Select the right data ingestion solution for Teradata Vantage
Overview
This article outlines different use cases involving data ingestion. It lists available solutions and recommends the optimal solution for each use case.
High-volume ingestion, including streaming
Available solutions:
- Use Teradata Parallel Transporter API
- Stream data to object storage and then ingest using Teradata Native Object Store (NOS).
- Use the Teradata Parallel Transporter (TPT) command line utility.
- Use Teradata Query Service - REST API to execute SQL statements in the database.
- Use Teradata database drivers such as JDBC (Java), teradatasql (Python), Node.js driver, ODBC, .NET Data Provider.
Teradata Parallel Transport API is usually the most performant solution which offers high throughput and minimum latency. Use it if you need to ingest tens of thousands of rows per second and if you are comfortable using C language.
Use the Teradata database drivers when the number of events is in thousands per second. Consider using the Fastload protocol that is available in the most popular drivers e.g. JDBC, Python.

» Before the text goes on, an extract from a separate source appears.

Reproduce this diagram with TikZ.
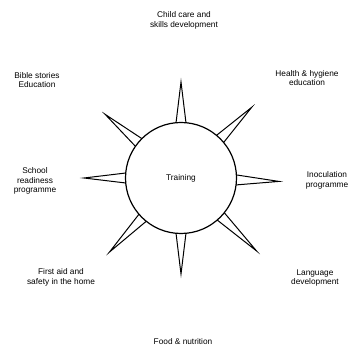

If you don't want to manage the dependency on the driver libraries, use Query Service. Since Query Service uses the regular driver protocol to communicate to the database, the throughput of this solution is similar to the throughput offered by database drivers such as JDBC. If you are a vendor and are looking to integrate your product with Teradata, please be aware that not all Teradata customers have Query Service enabled in their sites.
If your solution can accept higher latency, a good option is to stream events to object storage and then read the data using NOS. This solution usually requires the least amount of effort.
Ingest data from object storage
Available solutions:
- Flow (VantageCloud Lake only)
- Teradata Native Object Store (NOS)
- Teradata Parallel Transporter (TPT)
Flow is the recommended ingestion mechanism to bring data from object storage to VantageCloud Lake. For all other Teradata Vantage editions, Teradata NOS is the recommended option. NOS can leverage all Teradata nodes to perform ingestion. Teradata Parallel Transporter (TPT) runs on the client side. It can be used when there is no connectivity from NOS to object storage.
Ingest data from local files
Available solutions:
TPT is the recommended option to load data from local files. TPT is optimized for scalability and parallelism, thus it has the best throughput of all available options. BTEQ can be used when an ingestion process requires scripting. It also makes sense to continue using BTEQ if all your other ingestion pipelines run in BTEQ.
Ingest data from SaaS applications
Available solutions:
- Multiple 3rd party tools such as Airbyte, Precog, Nexla, Fivetran
- Export from SaaS apps to local files and then ingest using Teradata Parallel Transporter (TPT)
- Export from SaaS apps to object storage and then ingest using Teradata Native Object Store (NOS).
3rd party tools are usually a better option to move data from SaaS applications to Teradata Vantage. They offer broad support for data sources and eliminate the need to manage intermediate steps such as exporting and storing exported datasets.